#### [WRITTEN REQUEST]
Up to and including the line containing "from matplotlib.lines import Line2D", please reproduce the lines of the listing below, starting from the top.

#### [LISTED RECORDS]
..........
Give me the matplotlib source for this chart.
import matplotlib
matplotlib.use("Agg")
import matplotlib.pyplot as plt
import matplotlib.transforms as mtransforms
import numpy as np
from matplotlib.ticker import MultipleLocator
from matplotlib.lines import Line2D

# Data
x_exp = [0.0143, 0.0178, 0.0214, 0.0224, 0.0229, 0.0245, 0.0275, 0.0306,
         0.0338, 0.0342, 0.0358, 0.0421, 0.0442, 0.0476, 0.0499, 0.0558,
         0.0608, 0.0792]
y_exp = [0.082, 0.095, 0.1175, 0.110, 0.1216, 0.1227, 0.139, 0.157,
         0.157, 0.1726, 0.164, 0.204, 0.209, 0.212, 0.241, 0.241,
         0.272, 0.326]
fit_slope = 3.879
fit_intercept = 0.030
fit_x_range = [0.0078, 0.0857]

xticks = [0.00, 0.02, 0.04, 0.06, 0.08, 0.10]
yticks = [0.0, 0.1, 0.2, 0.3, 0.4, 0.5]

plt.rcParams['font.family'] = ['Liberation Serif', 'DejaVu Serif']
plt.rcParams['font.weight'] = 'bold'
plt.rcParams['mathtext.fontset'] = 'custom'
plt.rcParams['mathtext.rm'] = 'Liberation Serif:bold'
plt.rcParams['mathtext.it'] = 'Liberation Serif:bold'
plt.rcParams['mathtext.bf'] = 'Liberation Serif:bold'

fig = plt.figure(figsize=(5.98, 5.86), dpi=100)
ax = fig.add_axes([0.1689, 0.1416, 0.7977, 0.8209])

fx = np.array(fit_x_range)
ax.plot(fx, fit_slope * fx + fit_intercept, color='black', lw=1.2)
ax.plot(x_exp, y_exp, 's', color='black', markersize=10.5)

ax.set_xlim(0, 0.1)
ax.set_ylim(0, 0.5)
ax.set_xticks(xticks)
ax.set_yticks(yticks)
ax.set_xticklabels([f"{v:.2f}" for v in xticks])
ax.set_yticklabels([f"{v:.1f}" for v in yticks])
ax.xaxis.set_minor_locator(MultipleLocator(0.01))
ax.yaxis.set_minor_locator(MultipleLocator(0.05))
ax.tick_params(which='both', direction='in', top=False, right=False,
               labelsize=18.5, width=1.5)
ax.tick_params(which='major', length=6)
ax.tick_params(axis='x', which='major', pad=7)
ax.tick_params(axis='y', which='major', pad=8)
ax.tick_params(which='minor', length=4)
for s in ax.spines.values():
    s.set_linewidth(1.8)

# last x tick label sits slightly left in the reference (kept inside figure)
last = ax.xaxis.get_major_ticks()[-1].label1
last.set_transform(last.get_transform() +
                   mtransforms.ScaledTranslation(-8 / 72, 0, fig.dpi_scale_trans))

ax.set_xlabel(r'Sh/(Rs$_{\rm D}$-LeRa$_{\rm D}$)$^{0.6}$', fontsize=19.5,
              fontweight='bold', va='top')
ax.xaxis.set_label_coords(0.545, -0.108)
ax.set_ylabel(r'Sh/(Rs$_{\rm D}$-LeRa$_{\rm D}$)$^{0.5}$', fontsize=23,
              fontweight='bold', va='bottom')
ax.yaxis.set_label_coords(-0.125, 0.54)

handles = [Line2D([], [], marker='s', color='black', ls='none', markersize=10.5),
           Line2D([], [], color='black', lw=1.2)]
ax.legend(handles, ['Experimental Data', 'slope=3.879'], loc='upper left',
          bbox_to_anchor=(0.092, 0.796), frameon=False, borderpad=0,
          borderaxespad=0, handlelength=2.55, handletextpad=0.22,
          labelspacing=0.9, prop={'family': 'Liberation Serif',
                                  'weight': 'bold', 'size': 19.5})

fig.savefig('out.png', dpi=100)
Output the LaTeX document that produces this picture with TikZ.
..........
#### [THE RESULT]
Give me the matplotlib source for this chart.
import matplotlib
matplotlib.use("Agg")
import matplotlib.pyplot as plt
import matplotlib.transforms as mtransforms
import numpy as np
from matplotlib.ticker import MultipleLocator
from matplotlib.lines import Line2D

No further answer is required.